Well, they're all grown up and making pests of themselves in my yard. They've chosen a slight depression under a tree in my backyard and are using it as their campsite at night. Their sleep and play and digging has matted down and killed an oval-shaped spot of grass in that spot.
Then, night before last, they managed to get up on the roof of my house - I think they shimmied up the drain spout, from the sounds they were making - and thumped around and played hide-and-seek up there for hours. The cat was beyond distraught, and I was wishing I had a shotgun. I went outside with a flashlight and walked around the house, eventually finding them playing on one of the roof ridges at the front of the house. They froze mid-play when I trained the flashlight on them.
So I stopped by our property management office the next day to request a couple of traps, which were delivered later in the afternoon. That night I baited them with tuna fish and chunks of banana and then went to bed.
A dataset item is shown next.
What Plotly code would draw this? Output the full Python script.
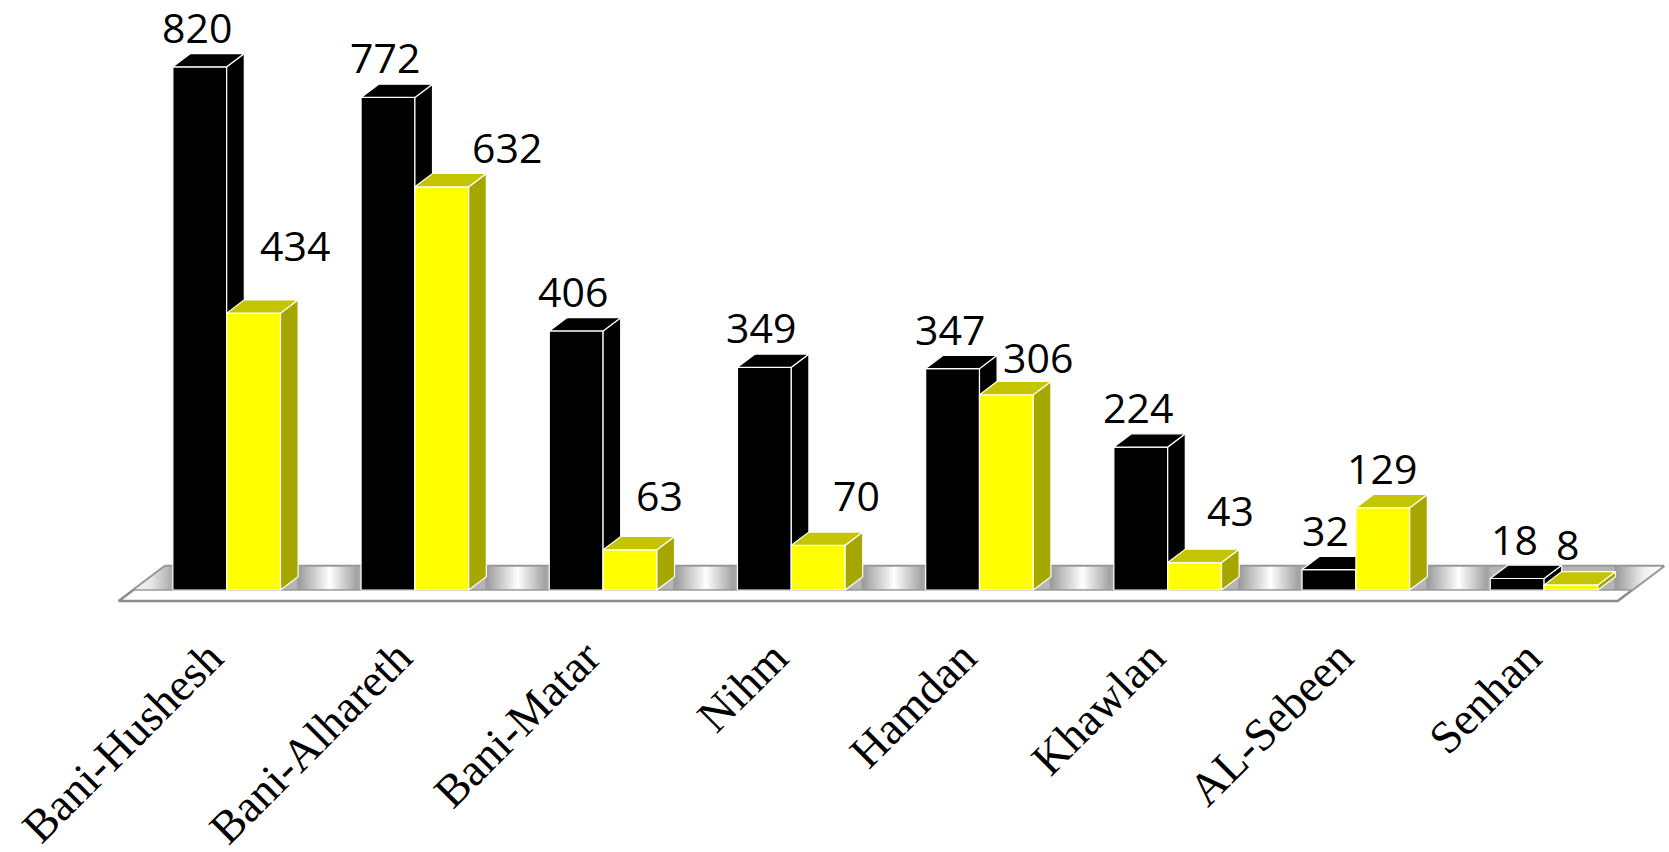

When I awoke this morning, it was still dark. I wanted to get a long run in before it got too light out, but before I started, my curiosity got the better of me, so I grabbed the flashlight and went out the back door to peek at the traps...no critters.
Returning from my long run, I walked around to the back to check the traps again in daylight. I wanted to see if there was any evidence of them taking the bait. My treacherous plans had been foiled!! The bait was gone, the traps were "unsprung!"
Readers of my blog may recall my previous attempts to trap the pair of raccoons that were terrorizing my back yard last year. They were no doubt the parents of the trio that are now terrorizing my back yard this year. I was not successful trapping either of those racoons but did manage to trap a large opossum. But the trap at the time was a slightly different design. In that case, the trap was sprung near the entrance, when the weight of the animal tripped the latch on the door and it closes behind the animal.
These traps are different. The trip mechanism is at the rear of the trap. The animal must travel all the way into the trap and go all the way to the back. An animal that is facile at backing up can very easily get into the trap, retrieve the food, and then back out, without tripping it. These clever raccoons, with their dextrous front paws, were able to get in, grab the food, and get out. Well, at least they have figured out that the traps equal treats. So I've re-baited them, only this time I've put the food up against the back wall so that the raccoons must go all the way in. If they do, they'll step on the plate and that should trigger the trap. We hope.